Fox News' Chris Wallace Says Donald Trump's Impeachment Is 'Much Bigger' Than Bill Clinton's

Long-time Fox News host Chris Wallace claimed on Monday that the impeachment investigation into President Donald Trump is "much larger" than the past probe into former President Bill Clinton due to the nature of the allegations that the president is currently facing.

According to The Hill, Wallace made the argument that Trump's potential wrongdoings were levels above Clinton's in a debate with Clinton impeachment investigator Ken Starr, who told the host that he believes the Democrats don't have much of a case in what he labeled as a "narrow" and "slanted" impeachment inquiry.

Wallace said he believes the current impeachment is "far broader," given that Clinton's was essentially "about whether or not the president had lied under oath about sex."

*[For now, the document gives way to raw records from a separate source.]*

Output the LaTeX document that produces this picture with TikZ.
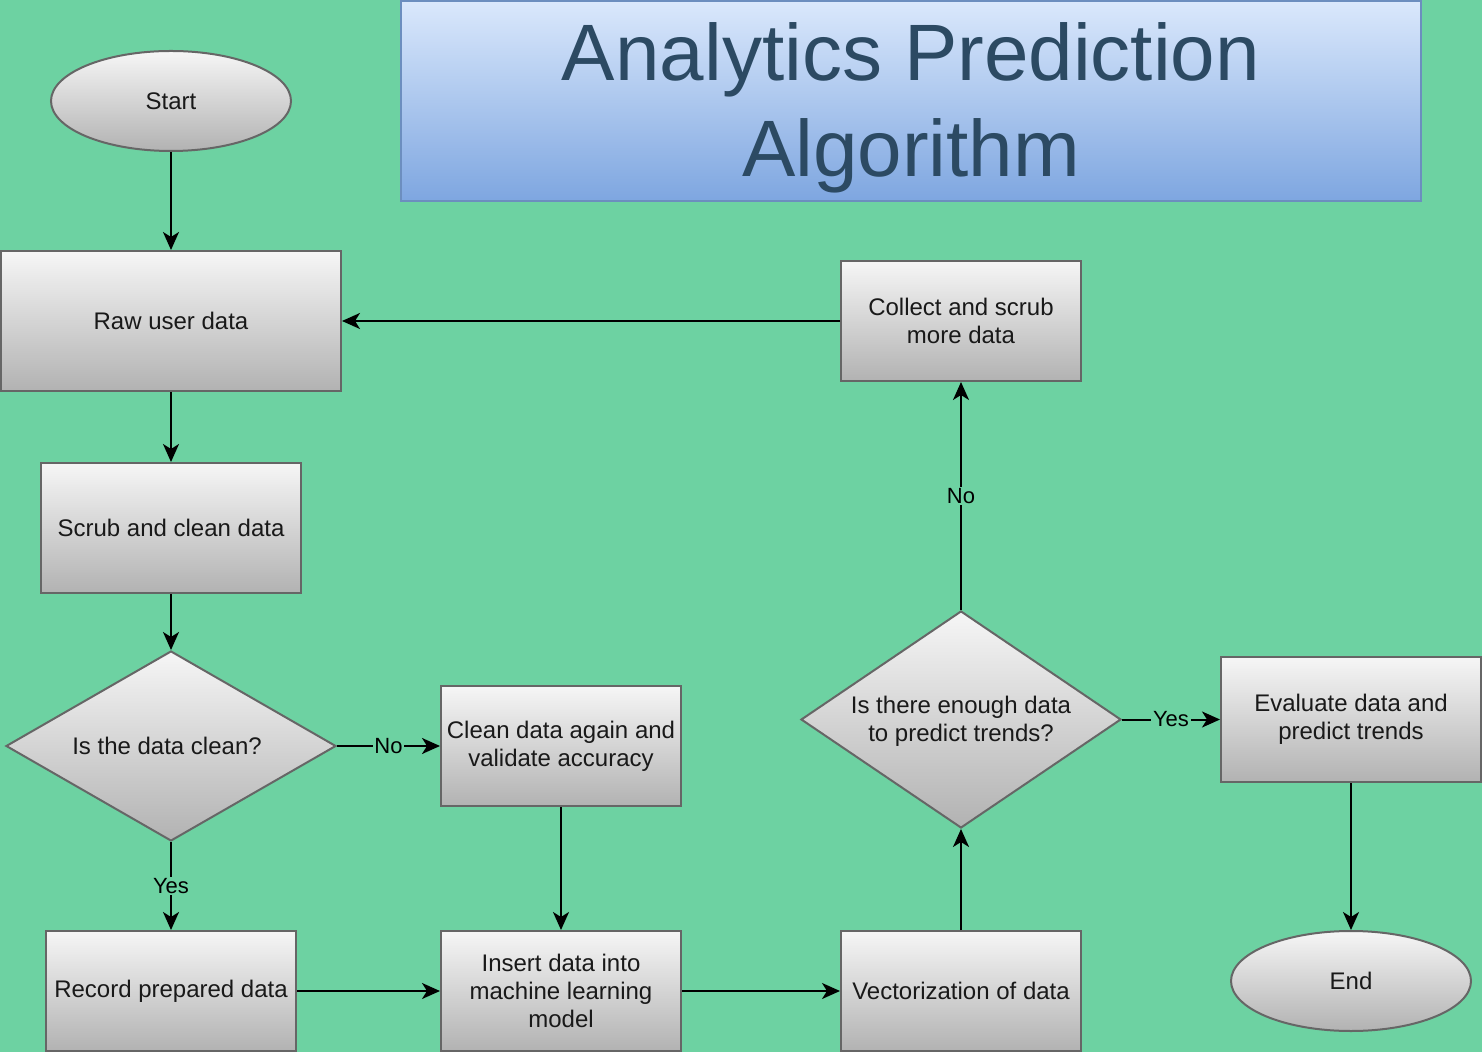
\documentclass[tikz,border=0pt]{standalone}
\usepackage{fontspec}
\setmainfont{Liberation Sans}
\usetikzlibrary{shapes.geometric,arrows.meta}
\definecolor{bg}{RGB}{109,210,162}
\definecolor{boxtop}{RGB}{246,246,246}
\definecolor{boxbot}{RGB}{178,178,178}
\definecolor{boxline}{RGB}{102,102,102}
\definecolor{ttop}{RGB}{218,232,252}
\definecolor{tbot}{RGB}{126,166,224}
\definecolor{tline}{RGB}{108,142,191}
\definecolor{ttext}{RGB}{44,74,99}
\tikzset{
  base/.style={draw=boxline, line width=1pt, top color=boxtop, bottom color=boxbot,
    align=center, inner sep=0pt, font=\fontsize{12}{14}\selectfont, text=black!90},
  procbox/.style={base, rectangle},
  termbox/.style={base, ellipse},
  decbox/.style={base, diamond},
  dectext/.style={align=center, inner sep=0pt, font=\fontsize{12}{14}\selectfont, text=black!90},
  conn/.style={line width=1pt, -{Stealth[length=9pt,width=8pt,inset=2.5pt]}},
  elabel/.style={fill=bg, inner sep=0.8pt, font=\fontsize{11}{13}\selectfont}
}
\begin{document}
\begin{tikzpicture}[x=0.5pt,y=-0.5pt]
\useasboundingbox[fill=bg] (0,0) rectangle (1482,1052);
% title
\node[draw=tline, line width=1pt, top color=ttop, bottom color=tbot, minimum width=510pt, minimum height=100pt,
  inner sep=0pt,
  label={[yshift=-3.5pt, align=center, text=ttext, font=\fontsize{40}{48}\selectfont, inner sep=0pt]center:Analytics Prediction\\Algorithm}]
  (title) at (911,101) {};
% nodes
\node[termbox, minimum width=120pt, minimum height=50pt] (start) at (171,101) {Start};
\node[procbox, minimum width=170pt, minimum height=70pt] (raw) at (171,321) {Raw user data};
\node[procbox, minimum width=130pt, minimum height=65pt] (scrub) at (171,528) {Scrub and clean data};
\node[decbox, minimum width=165pt, minimum height=95pt,
  label={[dectext, xshift=-2pt]center:Is the data clean?}] (d1) at (171,746) {};
\node[procbox, minimum width=120pt, minimum height=60pt] (clean) at (561,746) {Clean data again and\\validate accuracy};
\node[procbox, minimum width=125pt, minimum height=60pt] (record) at (171,991) {Record prepared data};
\node[procbox, minimum width=120pt, minimum height=60pt] (insert) at (561,991) {Insert data into\\machine learning\\model};
\node[procbox, minimum width=120pt, minimum height=60pt] (vector) at (961,991) {Vectorization of data};
\node[decbox, minimum width=160pt, minimum height=108.5pt,
  label={[dectext, yshift=-1pt]center:Is there enough data\\to predict trends?}] (d2) at (961,719.5) {};
\node[procbox, minimum width=120pt, minimum height=60pt] (collect) at (961,321) {Collect and scrub\\more data};
\node[procbox, minimum width=130pt, minimum height=62.5pt] (eval) at (1351,719.5) {Evaluate data and\\predict trends};
\node[termbox, minimum width=120pt, minimum height=50pt] (end) at (1351,981) {End};
% connectors
\draw[conn] (start) -- (raw);
\draw[conn] (raw) -- (scrub);
\draw[conn] (scrub) -- (d1);
\draw[conn] (d1) -- node[elabel] {Yes} (record);
\draw[conn] (d1) -- node[elabel] {No} (clean);
\draw[conn] (clean) -- (insert);
\draw[conn] (record) -- (insert);
\draw[conn] (insert) -- (vector);
\draw[conn] (vector) -- (d2);
\draw[conn] (d2) -- node[elabel] {No} (collect);
\draw[conn] (collect) -- (raw);
\draw[conn] (d2) -- node[elabel] {Yes} (eval);
\draw[conn] (eval) -- (end);
\end{tikzpicture}
\end{document}
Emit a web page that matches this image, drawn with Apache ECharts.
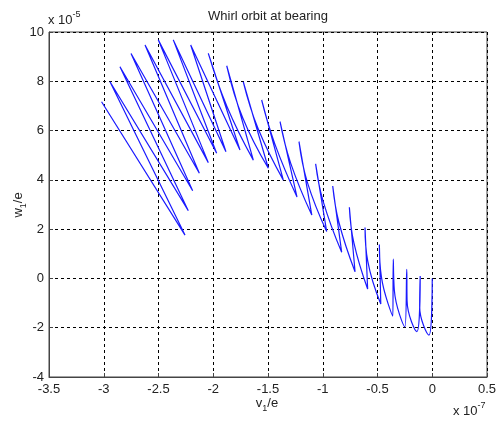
<!DOCTYPE html>
<html>
<head>
<meta charset="utf-8">
<title>Whirl orbit at bearing</title>
<script src="https://cdn.jsdelivr.net/npm/echarts@6/dist/echarts.min.js"></script>
<style>
html, body { margin: 0; padding: 0; background: #fff; }
#chart { width: 500px; height: 421px; }
</style>
</head>
<body>
<div id="chart"></div>
<script>
// turning points of the orbit, v1/e in units of 1e-7, w1/e in units of 1e-5
var topV = [-3.02, -2.943, -2.852, -2.751, -2.623, -2.502, -2.365, -2.206, -2.045, -1.877, -1.726, -1.558,
            -1.39, -1.217, -1.065, -0.909, -0.757, -0.614, -0.483, -0.356, -0.233, -0.11, 0];
var topW = [7.17, 7.98, 8.59, 9.13, 9.47, 9.68, 9.68, 9.47, 9.13, 8.63, 7.98, 7.24,
            6.36, 5.55, 4.65, 3.75, 2.89, 2.07, 1.38, 0.78, 0.37, 0.1, 0];
// where the falling branch leaves the steep tooth (null = no visible kink)
var kinkV = [null, null, null, null, null, null, null, null, -1.874, -1.731, -1.588, -1.437,
             -1.293, -1.141, -0.997, -0.852, -0.716, -0.589, -0.464, -0.346, -0.230, -0.115];
var kinkW = [null, null, null, null, null, null, null, null, 6.97, 6.52, 6.05, 5.45,
             4.68, 3.91, 3.14, 2.27, 1.45, 0.70, 0.05, -0.49, -0.91, -1.14];
var botV = [-2.258, -2.228, -2.188, -2.127, -2.045, -1.969, -1.884, -1.756, -1.634, -1.497, -1.36,
            -1.235, -1.1, -0.964, -0.827, -0.705, -0.59, -0.47, -0.36, -0.25, -0.14, -0.03];
var botW = [1.76, 2.75, 3.56, 4.27, 4.70, 5.08, 5.14, 5.21, 4.8, 4.47, 3.99,
            3.3, 2.57, 1.9, 1.06, 0.27, -0.43, -1.04, -1.53, -1.96, -2.16, -2.3];

var xTicks = [-3.5, -3, -2.5, -2, -1.5, -1, -0.5, 0, 0.5];
var yTicks = [-4, -2, 0, 2, 4, 6, 8, 10];

// path goes top -> (kink) -> bottom -> next top ...
var orbit = [];
for (var i = 0; i < topV.length; i++) {
  orbit.push([topV[i], topW[i]]);
  if (i < botV.length) {
    if (kinkV[i] !== null) orbit.push([kinkV[i], kinkW[i]]);
    orbit.push([botV[i], botW[i]]);
  }
}

var font = 'Liberation Sans, Arial, sans-serif';
var txt = '#222';

var chart = echarts.init(document.getElementById('chart'));

chart.setOption({
  backgroundColor: '#fff',
  animation: false,
  grid: {
    left: 49,
    right: 13,
    top: 32,
    bottom: 44,
    show: true,
    borderColor: '#444',
    borderWidth: 1
  },
  xAxis: {
    type: 'value',
    min: xTicks[0],
    max: xTicks[xTicks.length - 1],
    interval: 0.5,
    axisLine: { show: true, onZero: false, lineStyle: { color: '#444' } },
    axisTick: { show: true, inside: true, length: 4, lineStyle: { color: '#444' } },
    axisLabel: { color: txt, fontSize: 13, fontFamily: font, margin: 6 },
    splitLine: { show: true, lineStyle: { color: '#000', type: [3, 3], width: 1 } }
  },
  yAxis: {
    type: 'value',
    min: yTicks[0],
    max: yTicks[yTicks.length - 1],
    interval: 2,
    axisLine: { show: true, onZero: false, lineStyle: { color: '#444' } },
    axisTick: { show: true, inside: true, length: 4, lineStyle: { color: '#444' } },
    axisLabel: { color: txt, fontSize: 13, fontFamily: font, margin: 5 },
    splitLine: { show: true, lineStyle: { color: '#000', type: [3, 3], width: 1 } }
  },
  series: [{
    type: 'line',
    data: orbit,
    showSymbol: false,
    smooth: 0.45,
    lineStyle: { color: '#1a1aff', width: 1.2 }
  }],
  graphic: [
    {
      type: 'text', x: 268, y: 16,
      style: { text: 'Whirl orbit at bearing', font: '13px ' + font, fill: txt, align: 'center', verticalAlign: 'middle' }
    },
    {
      type: 'text', x: 48, y: 20,
      style: {
        text: '{n|x 10}{s|-5}', align: 'left', verticalAlign: 'middle', fill: txt,
        rich: {
          n: { fontSize: 13, fontFamily: font, lineHeight: 20, verticalAlign: 'middle', fill: txt },
          s: { fontSize: 9, fontFamily: font, lineHeight: 9, verticalAlign: 'top', fill: txt }
        }
      }
    },
    {
      type: 'text', x: 453, y: 411,
      style: {
        text: '{n|x 10}{s|-7}', align: 'left', verticalAlign: 'middle', fill: txt,
        rich: {
          n: { fontSize: 13, fontFamily: font, lineHeight: 20, verticalAlign: 'middle', fill: txt },
          s: { fontSize: 9, fontFamily: font, lineHeight: 9, verticalAlign: 'top', fill: txt }
        }
      }
    },
    {
      type: 'text', x: 267, y: 403,
      style: {
        text: '{n|v}{s|1}{n|/e}', align: 'center', verticalAlign: 'middle', fill: txt,
        rich: {
          n: { fontSize: 13, fontFamily: font, lineHeight: 20, verticalAlign: 'middle', fill: txt },
          s: { fontSize: 9, fontFamily: font, lineHeight: 9, verticalAlign: 'bottom', fill: txt }
        }
      }
    },
    {
      type: 'text', x: 18, y: 205, rotation: Math.PI / 2,
      style: {
        text: '{n|w}{s|1}{n|/e}', align: 'center', verticalAlign: 'middle', fill: txt,
        rich: {
          n: { fontSize: 13, fontFamily: font, lineHeight: 20, verticalAlign: 'middle', fill: txt },
          s: { fontSize: 9, fontFamily: font, lineHeight: 9, verticalAlign: 'bottom', fill: txt }
        }
      }
    }
  ]
});
</script>
</body>
</html>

"I'm not talking about whether or not this story is true or not. But the allegation that President Trump conditioned support for a key foreign policy ally on political benefit to him strikes me as not narrow but far broader than the Clinton impeachment and the effort that was made by you and Republicans then to impeach him," Wallace said to Starr.

Wallace also claimed that standards for Trump's and Clinton's impeachment seem to be on different pages and said he didn't buy the idea that the House-led process shouldn't have happened just because of the narrow chance it actually goes anywhere in the Republican-controlled Senate.

The Fox News host then pointed to the fact that Trump's impeachment investigation deals with matters such as national security, election security, and how the country conducts foreign policy, while Clinton's issues were smaller in comparison. Wallace argued that whether one believes Trump did anything wrong or not, the technical reasons for the investigation were larger in scope.

Former US President Bill Clinton leaves Number 10 Downing Street on October 19, 2017 in London, England.
Getty Images | Jack Taylor

Starr's investigation into Clinton during his second term in office eventually sparked a report that would lead to an impeachment probe in December 1998. Clinton was later acquitted in the U.S. Senate in February on both articles of impeachment against him.

Wallace's analysis of Trump's situation in contrast to Clinton's came a day before House Democrats announced two articles of impeachment against the president, including one for obstruction of Congress and one for abuse of power.

As previously reported by The Inquisitr, the president is expected to address what the White House called "false charges" when the matter is transferred to the Senate, where Trump allies like Sen. Lindsey Graham and Sen. Ted Cruz are expected to provide an enhanced level of defense.